| Given information |
__________________________________________________
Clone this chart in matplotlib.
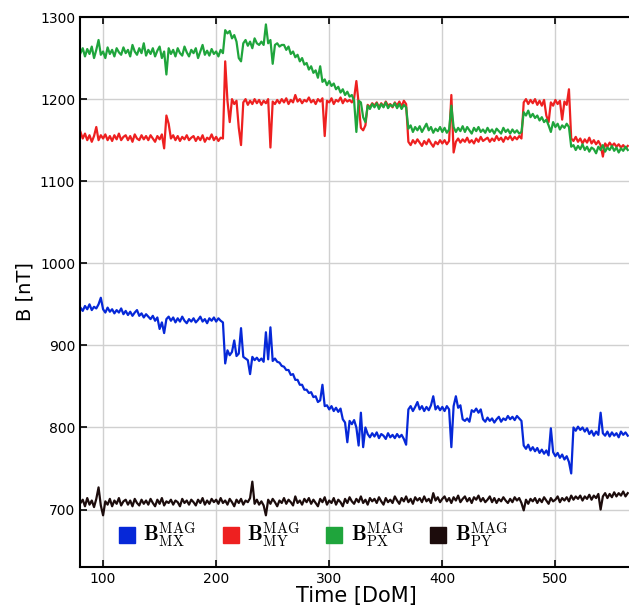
import numpy as np
import matplotlib
matplotlib.use('Agg')
import matplotlib.pyplot as plt
from matplotlib.lines import Line2D

plt.rcParams['mathtext.fontset'] = 'cm'

# day of mission, every 2 days
days = np.arange(80, 566, 2)

b_mx = [
    946, 942, 948, 944, 950, 943, 947, 945, 950, 958,
    944, 940, 946, 941, 944, 939, 943, 940, 945, 938,
    942, 937, 941, 936, 940, 943, 936, 939, 934, 938,
    935, 932, 936, 930, 934, 920, 928, 915, 932, 935,
    930, 934, 928, 933, 929, 935, 930, 927, 932, 929,
    933, 928, 931, 935, 929, 932, 927, 933, 930, 934,
    929, 933, 930, 928, 878, 894, 888, 892, 906, 887,
    890, 921, 886, 884, 882, 865, 886, 882, 885, 881,
    884, 880, 916, 883, 922, 881, 884, 880, 879, 875,
    874, 870, 870, 864, 865, 858, 858, 852, 852, 846,
    846, 842, 843, 837, 838, 831, 833, 852, 826, 827,
    822, 826, 820, 824, 819, 823, 810, 806, 782, 808,
    804, 809, 800, 778, 818, 776, 800, 792, 788, 793,
    789, 794, 787, 792, 790, 786, 793, 788, 791, 787,
    792, 788, 791, 786, 779, 822, 826, 820, 825, 831,
    822, 826, 820, 825, 821, 827, 838, 822, 826, 821,
    825, 820, 826, 822, 776, 826, 838, 824, 827, 810,
    808, 811, 807, 821, 819, 823, 818, 822, 810, 807,
    812, 808, 811, 806, 810, 813, 807, 811, 809, 814,
    810, 813, 809, 814, 811, 808, 778, 774, 779, 772,
    776, 771, 775, 769, 773, 768, 772, 766, 799, 770,
    765, 769, 763, 767, 761, 765, 758, 744, 800, 796,
    801, 797, 800, 795, 799, 792, 796, 790, 795, 791,
    818, 793, 790, 795, 789, 794, 790, 793, 788, 795,
    791, 794, 790,
]

b_my = [
    1160, 1152, 1158, 1150, 1156, 1148, 1155, 1166, 1150, 1156,
    1152, 1157, 1150, 1155, 1149, 1156, 1151, 1158, 1150, 1154,
    1156, 1150, 1155, 1148, 1157, 1152, 1150, 1156, 1151, 1155,
    1150, 1156, 1152, 1148, 1155, 1151, 1157, 1140, 1180, 1170,
    1152, 1156, 1150, 1155, 1149, 1154, 1151, 1156, 1150, 1153,
    1155, 1149, 1154, 1150, 1156, 1148, 1153, 1151, 1157, 1150,
    1154, 1149, 1153, 1152, 1246, 1198, 1172, 1200, 1194, 1198,
    1165, 1144, 1196, 1200, 1193, 1198, 1194, 1200, 1195, 1199,
    1193, 1198, 1195, 1200, 1141, 1197, 1194, 1199, 1195, 1200,
    1196, 1201, 1194, 1199, 1196, 1205, 1197, 1200, 1195, 1199,
    1197, 1202, 1196, 1199, 1194, 1200, 1197, 1201, 1155, 1198,
    1196, 1201, 1194, 1199, 1197, 1202, 1195, 1200, 1197, 1199,
    1196, 1201, 1222, 1195, 1165, 1162, 1168, 1193, 1190, 1195,
    1192, 1196, 1190, 1195, 1191, 1197, 1192, 1194, 1190, 1196,
    1192, 1197, 1191, 1198, 1194, 1148, 1144, 1150, 1146, 1151,
    1147, 1143, 1149, 1145, 1151, 1146, 1142, 1148, 1145, 1150,
    1146, 1150, 1145, 1149, 1205, 1135, 1148, 1152, 1147, 1151,
    1148, 1153, 1147, 1150, 1146, 1152, 1148, 1154, 1149, 1151,
    1153, 1148, 1152, 1149, 1155, 1150, 1153, 1148, 1154, 1151,
    1155, 1150, 1154, 1151, 1155, 1152, 1196, 1200, 1194, 1199,
    1195, 1200, 1193, 1198, 1192, 1199, 1180, 1172, 1196, 1192,
    1199, 1194, 1198, 1175, 1197, 1193, 1212, 1152, 1149, 1154,
    1148, 1152, 1146, 1151, 1147, 1153, 1146, 1150, 1145, 1149,
    1144, 1130, 1146, 1142, 1147, 1143, 1146, 1142, 1145, 1141,
    1144, 1140, 1143,
]

b_px = [
    1256, 1262, 1252, 1261, 1255, 1264, 1250, 1260, 1272, 1254,
    1258, 1250, 1263, 1255, 1260, 1252, 1262, 1257, 1254, 1263,
    1256, 1260, 1252, 1266, 1258, 1254, 1262, 1256, 1268, 1253,
    1260, 1255, 1262, 1252, 1259, 1264, 1250, 1258, 1230, 1262,
    1255, 1260, 1252, 1262, 1256, 1253, 1264, 1257, 1252, 1260,
    1256, 1262, 1250, 1258, 1266, 1254, 1259, 1253, 1261, 1255,
    1258, 1252, 1260, 1256, 1284, 1280, 1283, 1274, 1278, 1270,
    1250, 1246, 1268, 1272, 1265, 1270, 1262, 1274, 1268, 1266,
    1270, 1266, 1291, 1268, 1272, 1243, 1266, 1268, 1264, 1266,
    1266, 1260, 1264, 1255, 1258, 1251, 1254, 1246, 1250, 1242,
    1244, 1236, 1240, 1232, 1235, 1226, 1240, 1221, 1224, 1217,
    1222, 1216, 1219, 1212, 1215, 1208, 1212, 1205, 1209, 1203,
    1205, 1198, 1160, 1198, 1196, 1178, 1172, 1192, 1188, 1194,
    1190, 1195, 1188, 1194, 1190, 1196, 1189, 1193, 1191, 1195,
    1189, 1194, 1188, 1193, 1190, 1164, 1168, 1160, 1166, 1162,
    1167, 1160, 1165, 1170, 1162, 1166, 1159, 1164, 1161, 1166,
    1160, 1165, 1159, 1163, 1192, 1166, 1160, 1165, 1161, 1167,
    1160, 1166, 1162, 1158, 1165, 1161, 1166, 1160, 1163, 1159,
    1165, 1160, 1163, 1158, 1164, 1161, 1158, 1165, 1160, 1163,
    1158, 1163, 1159, 1162, 1158, 1160, 1184, 1180, 1186, 1178,
    1182, 1177, 1180, 1174, 1178, 1172, 1175, 1168, 1160, 1172,
    1166, 1170, 1163, 1168, 1165, 1170, 1166, 1142, 1144, 1138,
    1143, 1139, 1145, 1138, 1142, 1136, 1141, 1139, 1134, 1142,
    1138, 1144, 1136, 1141, 1138, 1143, 1137, 1141, 1135, 1140,
    1137, 1142, 1138,
]

b_py = [
    708, 712, 704, 714, 706, 711, 703, 713, 727, 705,
    693, 710, 706, 713, 704, 711, 707, 714, 705, 710,
    712, 706, 711, 704, 713, 708, 705, 712, 707, 711,
    706, 713, 708, 704, 712, 707, 714, 705, 710, 708,
    712, 706, 711, 709, 704, 713, 708, 711, 706, 712,
    709, 705, 712, 708, 714, 706, 711, 707, 713, 709,
    712, 707, 714, 708, 711, 706, 713, 709, 704, 712,
    708, 713, 706, 711, 709, 714, 734, 707, 712, 706,
    710, 705, 693, 712, 707, 713, 709, 704, 711, 708,
    714, 707, 712, 709, 705, 716, 708, 711, 706, 713,
    709, 714, 707, 712, 708, 704, 713, 709, 715, 706,
    711, 708, 714, 706, 712, 709, 704, 713, 708, 715,
    710, 707, 713, 709, 716, 708, 712, 706, 714, 710,
    713, 708, 715, 710, 706, 714, 709, 712, 708, 716,
    711, 707, 714, 710, 716, 709, 713, 707, 715, 711,
    714, 709, 716, 710, 713, 708, 720, 711, 715, 709,
    713, 716, 710, 714, 708, 715, 711, 717, 709, 713,
    716, 710, 714, 708, 715, 712, 717, 710, 714, 709,
    712, 716, 709, 714, 708, 713, 710, 715, 711, 708,
    713, 709, 715, 711, 714, 708, 699, 712, 707, 713,
    710, 714, 708, 713, 709, 715, 711, 707, 714, 710,
    712, 716, 709, 714, 711, 715, 710, 717, 712, 716,
    713, 717, 711, 716, 713, 718, 712, 717, 714, 719,
    700, 716, 720, 714, 719, 715, 721, 716, 720, 717,
    722, 716, 720,
]

labels = [r'$\mathbf{B}_{\rm MX}^{\rm MAG}$', r'$\mathbf{B}_{\rm MY}^{\rm MAG}$',
          r'$\mathbf{B}_{\rm PX}^{\rm MAG}$', r'$\mathbf{B}_{\rm PY}^{\rm MAG}$']
colors = ['#0628d8', '#ee2020', '#1fa53c', '#1c0c0c']

fig = plt.figure(figsize=(6.29, 6.08), dpi=100)
ax = fig.add_axes([0.1272, 0.0674, 0.878, 0.9046])

for vals, c in zip([b_mx, b_my, b_px, b_py], colors):
    ax.plot(days, vals, color=c, lw=1.6)

ax.set_xlim(79.6, 568)
ax.set_ylim(630, 1300)
ax.set_xticks([100, 200, 300, 400, 500])
ax.set_yticks([700, 800, 900, 1000, 1100, 1200, 1300])
ax.grid(True, color='#d0d0d0', lw=1)
ax.set_axisbelow(True)
ax.tick_params(direction='in', top=True, right=False, length=5, width=1.2, labelsize=10)
for s in ax.spines.values():
    s.set_linewidth(1.5)
ax.spines['right'].set_visible(False)
ax.set_xlabel('Time [DoM]', fontsize=15, labelpad=0)
ax.set_ylabel('B [nT]', fontsize=14)

handles = [Line2D([], [], ls='none', marker='s', ms=11, color=c) for c in colors]
ax.legend(handles, labels, ncol=4, loc='center', bbox_to_anchor=(0.42, 0.057),
          frameon=False, fontsize=15, handletextpad=0.3, columnspacing=1.15,
          handlelength=1.0)

fig.savefig('out.png', dpi=100)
__________________________________________________
| Requirements |
Reply with only the number of lines in the material above where the string "matplotlib" appears.

| Response |
5